İnsan zihni belirsizliğe dayanamaz. Açıklama yapılmadığında boşluğu kendimiz doldururuz.
"Demek ki yetmedim, demek ki değerli değildim" diye düşünürüz. Hatta bazıları kendini suçlamaktan depresyona girer. Eğer bir insan size hiçbir açıklama yapmadan sırtını dönüp gittiyse, inanın bu onun cesaretsizliğinden kaynaklanır. Sizin değersizliğinizden değil. Bu yüzden kendinizi suçlamayı bırakın.
Suçluluk, iade edilmesi gereken bir yüktür. O yük size ait değil. Onu geride bırakıp kendi değerinizi hatırlamak önemli. Elbette kolay değil. O yüzden biraz zaman, biraz destek, biraz da kendinize şefkat göstermek gerekiyor.
BİR DAHA OLUR MU?
Maalesef olur. Çünkü bazı insanlar bu davranış kalıbını sık sık tekrarlar. Birileriyle yakınlaşır, beklenti oluşur, sorumluluk artar... Sonra aynı senaryo: "Bir gün vardı, ertesi gün yok."
Bu yüzden sizi ortada bırakmış biri yeniden dönse bile, bu değiştiği anlamına gelmez. Kısa süreli suçluluk hissetmiş olabilir. Bir özür mesajıyla geri döner. Ama çoğu zaman aynı döngü yeniden yaşanır.
UNUTMAYIN
Bir insanın ortadan kaybolması sizi tanımlamaz. O davranış yalnızca onun karakterini gösterir. Bunu kişisel bir başarısızlık gibi görmeyin. O sessizlik, sizin değil onun eksikliğidir. İnsan kalbi hak ettiği ilgiyi bulur. Sizi yarı yolda bırakmadan, kelimeleriyle, tavrıyla, sevgisiyle yanında duran birini tanıdığınızda, anlarsınız ki: Sevgi kaçmak değil, kalmaktır.

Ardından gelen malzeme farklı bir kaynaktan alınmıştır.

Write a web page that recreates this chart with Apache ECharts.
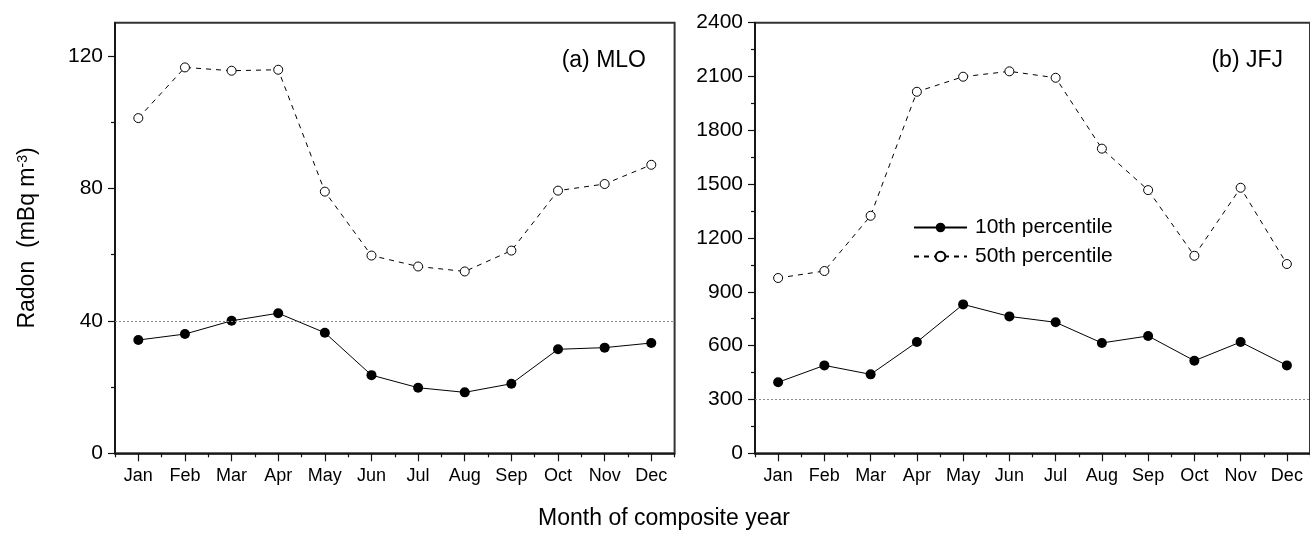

O yüzden bu satırları okuyan, sessizlikten yaralanmış her kalbe şunu söylemek isterim: Sen değerli bir insansın. Ve bir gün biri çıkacak, seninle kalmayı seçecek. O zaman sessizlik değil, birlikte konuşulan kelimeler iyileştirecek içindeki yarayı...
Bugün değilse bile, yarın. Bir gün.
İYİLEŞMEK İÇİN NE YAPABİLİRSİNİZ?
SEBEP ARAMAKTAN VAZGEÇİN
Bazen sebep yoktur. Bazen karşımızdaki kişi, sadece duygusal olarak eksik kalmıştır.
İLETİŞİMİ SÜRDÜRMEYE ÇALIŞMAYIN
Yarım cevaplar, uzun sessizlikler... Bunlar sizi hep daha fazla umutlandırır ve tekrar yaralar.
DEĞERİNİZİ BİRİNİN TAVRIYLA ÖLÇMEYİN
Sizin sevilebilirliğiniz, bir insanın sizi yarıda bırakıp bırakmamasına bağlı değildir.
DUYGULARINIZI İFADE EDİN
Yakın arkadaşlarınızla konuşun, bir uzmandan destek alın.
KENDİ HİKAYENİZİ YAZIN
Onun anlamsız sessizliği yerine iç sesinizi dinleyin.